Continuous Improvement Mindset
What is a Continuous Improvement Mindset?
A continuous improvement mindset is a fundamental approach where individuals and teams consistently seek ways to enhance their processes, products, and practices. In the context of Scrum and product ownership, this means never settling for the status quo and always looking for opportunities to deliver more value, reduce waste, and increase efficiency.

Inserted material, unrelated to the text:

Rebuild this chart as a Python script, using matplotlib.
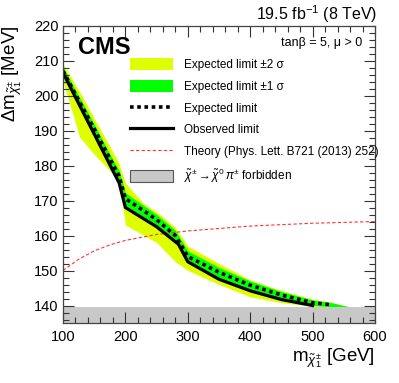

This mindset is deeply embedded in the Scrum framework through the Sprint Retrospective, but it extends far beyond this single event. It represents a cultural commitment to learning, experimentation, and incremental enhancement in every aspect of work.
Why is it Important?
• Competitive Advantage: Organizations that continuously improve stay ahead of competitors who remain static • Customer Satisfaction: Regular improvements lead to better products that meet evolving customer needs • Team Engagement: Teams that can influence and improve their work environment are more motivated and productive • Adaptability: A culture of improvement makes teams more resilient and able to respond to market changes • Waste Reduction: Continuous evaluation helps identify and eliminate inefficiencies • Quality Enhancement: Ongoing refinement leads to higher quality products and processes
How it Works in Practice
Inspect and Adapt Cycle: The Scrum framework embeds continuous improvement through its empirical approach. Teams inspect their work and processes regularly, then adapt based on what they learn. This happens at multiple levels:
• Daily Scrum: Teams inspect progress and adapt their daily plan • Sprint Review: Stakeholders and the team inspect the Increment and adapt the Product Backlog • Sprint Retrospective: The team inspects how they worked together and identifies improvements
Key Practices: • Experimenting with new approaches and measuring results • Encouraging team members to suggest improvements • Making small, incremental changes rather than large overhauls • Learning from failures and treating them as opportunities • Measuring outcomes to validate whether changes are effective
The Product Owner's Role
Product Owners demonstrate a continuous improvement mindset by: • Regularly refining the Product Backlog based on feedback and learning • Seeking stakeholder input to improve product value • Collaborating with Developers to find better ways of working • Using data and metrics to inform decisions about product direction • Being open to changing course when evidence suggests a better path
Exam Tips: Answering Questions on Continuous Improvement Mindset
Key Principles to Remember:
1. Improvement is Everyone's Responsibility: All Scrum Team members contribute to continuous improvement, not just the Scrum Master
2. Small Steps Over Big Leaps: Scrum favors incremental improvements that can be validated quickly over large transformational changes
3. Evidence-Based Decisions: Improvements should be based on data, feedback, and observation rather than assumptions
4. Retrospective is Key: The Sprint Retrospective is the primary event for identifying improvements, and at least one improvement should be included in the next Sprint
5. Psychological Safety: Teams need a safe environment to experiment and potentially fail
Common Exam Scenarios:
• When asked about improving team performance, look for answers that involve the team identifying their own improvements • Questions about process changes should favor empirical approaches with inspection and adaptation • If a question presents a problem, the best answer often involves experimentation and learning rather than mandated solutions • Look for answers that emphasize collaboration and team ownership of improvements
Watch Out For:
• Answers suggesting that management or external parties should dictate improvements to the team • Options that propose skipping retrospectives or deferring improvements indefinitely • Solutions that involve major process overhauls rather than incremental changes • Answers that blame individuals rather than focusing on systemic improvements
Remember: The continuous improvement mindset is about creating a culture where every team member feels empowered to suggest and implement improvements, where failure is seen as a learning opportunity, and where the pursuit of excellence is an ongoing journey rather than a destination.